Observe the Migratory Birds in Lhasa and Surroundings
Winter Birdwatching in Tibet is mainly centered around Lhasa, and the area becomes a birdwatcher’s paradise. Many of these species of birds are only found in Tibet in the winter, where they come for the warmer weather of the southern and southeastern valleys. The Lhasa river watershed is an important wintering area for a number of migratory and resident bird species, and the valleys are an important wintering area for around 1,300 Black-necked Cranes and 4,000 Bar-headed Geese.
On the edge of the city lies the largest natural urban wetlands in the world, Lalu Wetland National Nature preserve. This huge expanse of natural wetland is surrounded on almost all sides by residential properties, and is known locally as the “Lung of Lhasa”. A haven for hundreds of species of wetland birds, who migrate in for the winter, the wetland is an excellent habitat for the local and migratory wildfowl, and attracts many of the species of migrating birds that you cannot always see elsewhere.

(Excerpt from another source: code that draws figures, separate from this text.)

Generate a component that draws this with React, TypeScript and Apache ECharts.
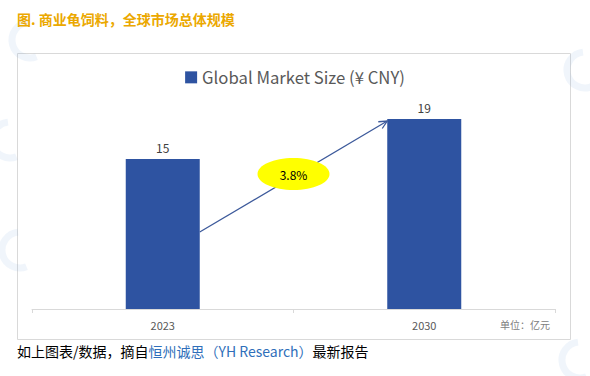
import React, { useEffect, useRef } from "react";
import * as echarts from "echarts";

const categories = ["2023", "2030"];
const marketSize = [15, 19];
const seriesName = "Global Market Size (¥ CNY)";
const cagrLabel = "3.8%";
const titleText = "图. 商业龟饲料，全球市场总体规模";
const unitText = "单位：亿元";

export default function App() {
  const ref = useRef<HTMLDivElement>(null);
  useEffect(() => {
    const el = ref.current!;
    const chart = echarts.init(el, null, { renderer: "svg" });
    const barW = 74;
    const font = "'Noto Sans CJK SC', 'Noto Sans', sans-serif";
    const option: any = {
      animation: false,
      backgroundColor: "#ffffff",
      textStyle: { fontFamily: font },
      legend: {
        data: [seriesName],
        top: 64,
        left: "center",
        itemWidth: 12,
        itemHeight: 12,
        icon: "rect",
        textStyle: { fontSize: 16.7, color: "#595959", fontFamily: font },
      },
      grid: { left: 32, right: 35, top: 109, bottom: 67, containLabel: false },
      xAxis: {
        type: "category",
        data: categories,
        axisLine: { lineStyle: { color: "#d9d9d9" } },
        axisTick: { show: true, length: 4, lineStyle: { color: "#d9d9d9" } },
        axisLabel: { color: "#595959", fontSize: 11, margin: 10 },
      },
      yAxis: { type: "value", min: 0, max: 20, show: false, splitLine: { show: false } },
      series: [
        {
          name: seriesName,
          type: "bar",
          data: marketSize,
          barWidth: barW,
          itemStyle: { color: "#2E53A1" },
          label: { show: true, position: "top", color: "#404040", fontSize: 12, distance: 6 },
        },
      ],
    };
    chart.setOption(option);
    const p0 = chart.convertToPixel({ gridIndex: 0 }, [categories[0], 7.7]) as number[];
    const p1 = chart.convertToPixel({ gridIndex: 0 }, [categories[1], 18.8]) as number[];
    const pm = chart.convertToPixel({ gridIndex: 0 }, [0.5, 13.5]) as number[];
    const x0 = p0[0] + barW / 2;
    const y0 = p0[1];
    const x1 = p1[0] - barW / 2;
    const y1 = p1[1];
    const ang = Math.atan2(y1 - y0, x1 - x0);
    const ah = 9;
    const a1 = [x1 - ah * Math.cos(ang - 0.45), y1 - ah * Math.sin(ang - 0.45)];
    const a2 = [x1 - ah * Math.cos(ang + 0.45), y1 - ah * Math.sin(ang + 0.45)];
    const mx = (x0 + x1) / 2;
    const wm = "rgba(120,160,220,0.11)";
    chart.setOption({
      graphic: [
        { type: "arc", shape: { cx: 30, cy: 40, r: 18, startAngle: 1.2, endAngle: 4.6 }, style: { stroke: wm, lineWidth: 7, fill: "none" }, silent: true },
        { type: "arc", shape: { cx: 10, cy: 140, r: 18, startAngle: 1.2, endAngle: 4.6 }, style: { stroke: wm, lineWidth: 7, fill: "none" }, silent: true },
        { type: "arc", shape: { cx: 20, cy: 250, r: 18, startAngle: 1.2, endAngle: 4.6 }, style: { stroke: wm, lineWidth: 7, fill: "none" }, silent: true },
        { type: "arc", shape: { cx: 585, cy: 70, r: 18, startAngle: 1.2, endAngle: 4.6 }, style: { stroke: wm, lineWidth: 7, fill: "none" }, silent: true },
        { type: "arc", shape: { cx: 580, cy: 360, r: 18, startAngle: 1.2, endAngle: 4.6 }, style: { stroke: wm, lineWidth: 7, fill: "none" }, silent: true },
        {
          type: "rect",
          shape: { x: 17.5, y: 53.5, width: 553, height: 286 },
          style: { fill: "none", stroke: "#d9d9d9", lineWidth: 1 },
          silent: true,
          z: -1,
        },
        {
          type: "text",
          left: 17,
          top: 12,
          style: { text: titleText, fill: "#EBA800", font: `bold 14px ${font}` },
        },
        {
          type: "text",
          left: 500,
          top: 319,
          style: { text: unitText, fill: "#808080", font: `10px ${font}` },
        },
        {
          type: "text",
          left: 17,
          top: 344,
          style: {
            text: "{a|如上图表/数据，摘自}{b|恒州诚思（YH Research）}{a|最新报告}",
            rich: {
              a: { fill: "#000000", fontSize: 14, fontFamily: font },
              b: { fill: "#2F6FBA", fontSize: 14, fontFamily: font },
            },
          },
        },
        {
          type: "line",
          shape: { x1: x0, y1: y0, x2: x1, y2: y1 },
          style: { stroke: "#3D5A9B", lineWidth: 1.3 },
          z: 10,
        },
        {
          type: "polyline",
          shape: { points: [a1, [x1, y1], a2] },
          style: { stroke: "#3D5A9B", lineWidth: 1.3, fill: "none" },
          z: 10,
        },
        {
          type: "ellipse",
          shape: { cx: mx, cy: pm[1], rx: 36, ry: 16 },
          style: { fill: "#FFFF00", stroke: "none" },
          z: 11,
        },
        {
          type: "text",
          x: mx,
          y: pm[1],
          style: { text: cagrLabel, fill: "#000000", font: `12px ${font}`, align: "center", verticalAlign: "middle" },
          z: 12,
        },
      ],
    });
    return () => chart.dispose();
  }, []);
  return (
    <div style={{ position: "absolute", left: 0, top: 0, width: 590, height: 376 }}>
      <div ref={ref} style={{ width: 590, height: 376 }} />
    </div>
  );
}
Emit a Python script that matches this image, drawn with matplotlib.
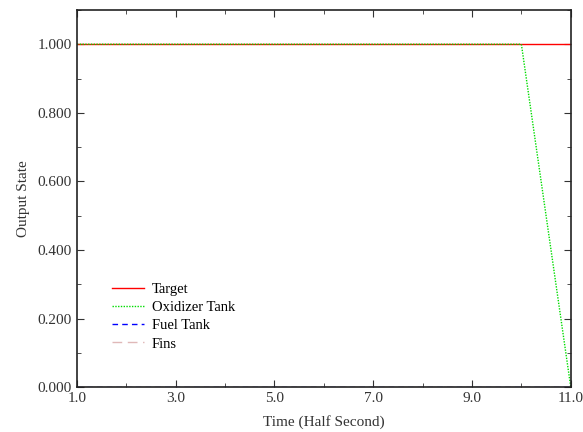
import numpy as np
import matplotlib
matplotlib.use("Agg")
import matplotlib.pyplot as plt
from matplotlib.ticker import MultipleLocator

plt.rcParams['font.family'] = ['Liberation Serif', 'DejaVu Serif']

time = [1, 2, 3, 4, 5, 6, 7, 8, 9, 10, 11]
target = [1, 1, 1, 1, 1, 1, 1, 1, 1, 1, 1]
oxidizer = [1, 1, 1, 1, 1, 1, 1, 1, 1, 1, 0]
fuel = [0, 0, 0, 0, 0, 0, 0, 0, 0, 0, 0]
fins = [0, 0, 0, 0, 0, 0, 0, 0, 0, 0, 0]

fig = plt.figure(figsize=(5.83, 4.32), dpi=100)
ax = fig.add_axes([0.132, 0.104, 0.847, 0.873])

ax.plot(time, target, color="#ff0000", lw=1.0, label="Target")
ax.plot(time, oxidizer, color="#00dd00", lw=1.0, ls=(0, (1, 1)), label="Oxidizer Tank")
ax.plot(time, fuel, color="#0000ff", lw=1.0, ls=(0, (4, 3)), label="Fuel Tank")
ax.plot(time, fins, color="#e0b8b8", lw=1.0, ls=(0, (7, 4)), label="Fins")

ax.set_xlim(1, 11)
ax.set_ylim(0, 1.1)
ax.set_xticks(np.arange(1, 12, 2))
ax.set_xticks(np.arange(2, 11, 2), minor=True)
ax.yaxis.set_major_locator(MultipleLocator(0.2))
ax.yaxis.set_minor_locator(MultipleLocator(0.1))
ax.xaxis.set_major_formatter(plt.FormatStrFormatter("%.1f"))
ax.yaxis.set_major_formatter(plt.FormatStrFormatter("%.3f"))
ax.tick_params(which="both", direction="in", top=True, right=True, labelsize=11, colors="#333333")
ax.tick_params(which="major", length=5)
ax.tick_params(which="minor", length=3)
for s in ax.spines.values():
    s.set_color("#222222")
    s.set_linewidth(1.2)

ax.set_xlabel("Time (Half Second)", fontsize=11, color="#333333", labelpad=7)
ax.set_ylabel("Output State", fontsize=11, color="#333333", labelpad=6)

ax.legend(loc="lower left", bbox_to_anchor=(0.045, 0.062), frameon=False, fontsize=10.5,
          handlelength=2.2, handletextpad=0.5, labelspacing=0.35)

fig.savefig("out.png", dpi=100)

Every year thousands upon thousands of black-necked cranes head towards Lhünzhub County in Lhasa for their winter-feeding grounds. Only a short, 65km ride to the northwest of metropolitan Lhasa, it is a great place to study and photograph the black-necked cranes in their natural habitat. From December through to spring, the cranes spend their winter in the area of Lhünzhub County, with huge flocks nesting around the Hutoushan Reservoir, a major feeding ground for the cranes.